Real-world example: The supplier contract

Consider a manufacturing company renegotiating a contract with a key component supplier. The procurement manager, Sarah, was unsure whether the supplier was facing cost pressures or had excess inventory. She faced the classic dilemma of who should make the first offer.

Instead of blindly proposing a price cut and risking an unrealistic anchor, Sarah used her structured preparation to focus on discovery. She asked targeted questions about the supplier's production capacity and recent material costs.

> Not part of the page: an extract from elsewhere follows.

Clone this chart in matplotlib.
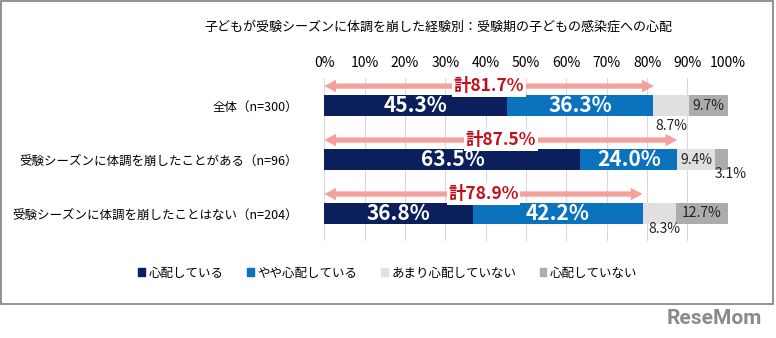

The intelligence she gathered indicated the supplier had excess capacity. Armed with this data, Sarah confidently made the first offer, anchoring the price significantly lower while offering the concession of larger volume orders. Because she waited to gather information before anchoring, she secured a better rate while providing the supplier with the predictable volume they needed.

Conclusion

The decision of who should make the first offer ultimately comes down to information. When you have the data, use it to anchor the negotiation. When you are uncertain, focus on discovery.

Effective negotiation is not about guessing; it is about preparation. By continuously gathering intelligence and structuring your approach, you can turn the opening move from a gamble into a calculated strategic advantage.